Jusqu’au milieu des années 1990, le processus décisionnel des institutions financières en matière d’investissement se résumait souvent à des considérations de rentabilité. Pour la plupart, le concept de responsabilité des personnes et des institutions avait une dimension presque exclusivement juridique.

Cette vision des choses s’est radicalement transformée. De plus en plus, les investisseurs institutionnels reconnaissent que les questions environnementales, sociales et de gouvernance d’entreprise(ESG), porteuses de développement durable, peuvent exercer une influence positive sur la qualité et la performance de leurs portefeuilles de placements, et servir les intérêts à long terme de leurs bénéficiaires.

La nouvelle discipline d’investissement socialement responsable que se sont donnés certains des plus grands investisseurs institutionnels du monde est vite apparue comme l’un des meilleurs moyens de contribuer à la prise en compte des facteurs ESG. En 2005, un puissant groupe de 20 investisseurs internationaux représentant à l’époque un actif sous gestion de plus de 2000 milliards de dollars américains(dont au Québec, la Caisse de dépôt et placement du Québec et Bâtirente)se sont en effet engagés à respecter six Principes pour l’investissement responsable(www.unpri.org/principles):

1. Prendre en compte les questions ESG dans les processus d’analyse et de décision en matière d’investissement.
2. Être un actionnaire actif, prenant en compte les questions ESG dans ses politiques et pratiques de placement.
3. Demander aux entités dans lesquelles il investit de publier des informations appropriées sur les questions ESG.
4. Favoriser l’acceptation et l’application des Principes dans l’industrie du placement.
5. S’efforcer, collectivement avec ses co-signataires, d’accroître son efficacité dans l’application des Principes.
6. Rendre compte de ses activités et des progrès qu’il réalise dans l’application des Principes.

Afin de promouvoir efficacement les considérations ESG dans l’environnement d’affaires des investisseurs institutionnels, le groupe des 20 propose plusieurs stratégies qui sont vraiment porteuses, comme par exemple:

  • demander aux gestionnaires et conseillers externes de tenir compte de ces considérations dans leur prestation de services respective;
  • ne pas hésiter à revoir des liens d’affaires avec des fournisseurs qui ne répondent pas à leurs attentes en matière d’ESG; ou
  • demander aux sociétés où ils investissent la publication de rapports de performance en matière de développement durable, dans une forme comparable d’une entreprise à l’autre.

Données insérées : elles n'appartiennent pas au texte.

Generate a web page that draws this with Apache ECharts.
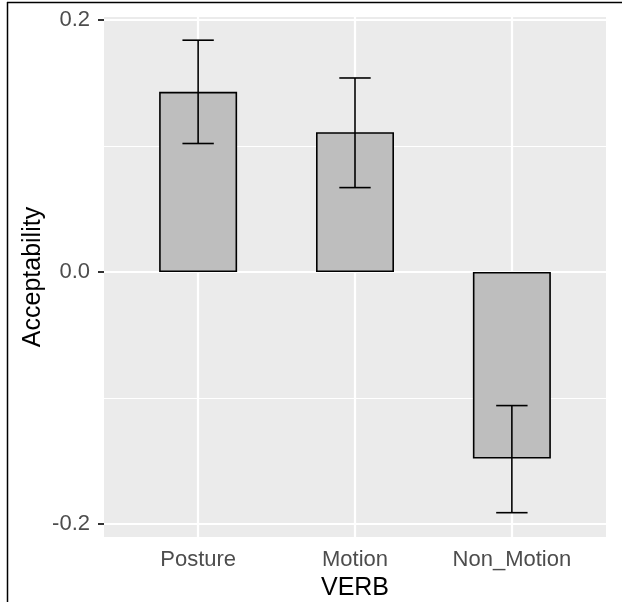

C’est ici que les travaux de la Global Reporting Initiative(GRI), une organisation non gouvernementale basée à Amsterdam, sont mis à profit. Depuis 2002, la GRI propose aux entreprises des Lignes directrices pour le reporting développement durable(www.globalreporting.org). Ce guide est maintenant utilisé par des centaines de sociétés publiques de grande taille soucieuses d’offrir à tous les intéressés ─ clients, employés, partenaires d’affaires et bien sûr, leurs actionnaires individuels et institutionnels ─ un bilan transparent de leurs réalisations en matière d’ESG.

Au Canada, l’analyse de l’information non financière présentée dans ce type de rapport peut être complétée par le recours à des instruments de mesure et de comparaison de rendements comme le Jantzi Social Index (www.jantzisocialindex.com), un indice composé d’actions de sociétés respectant certains critères qui démontrent leur engagement en faveur du développement durable.

Selon certains, il reste encore beaucoup à faire pour véritablement généraliser la dissémination d’information sur la performance en développement durable ou sur les risques non financiers de la part des entreprises, et surtout celles de taille plus modeste ou basées dans des marchés émergents. Il faudra donc voir si la discipline d’investissement socialement responsable qu’entendent appliquer certains des plus grands pourvoyeurs institutionnels de capitaux ─ qui comme on le sait, se tournent de plus en plus vers les marchés émergents pour diversifier leur actif ─ pourra accélérer la tendance.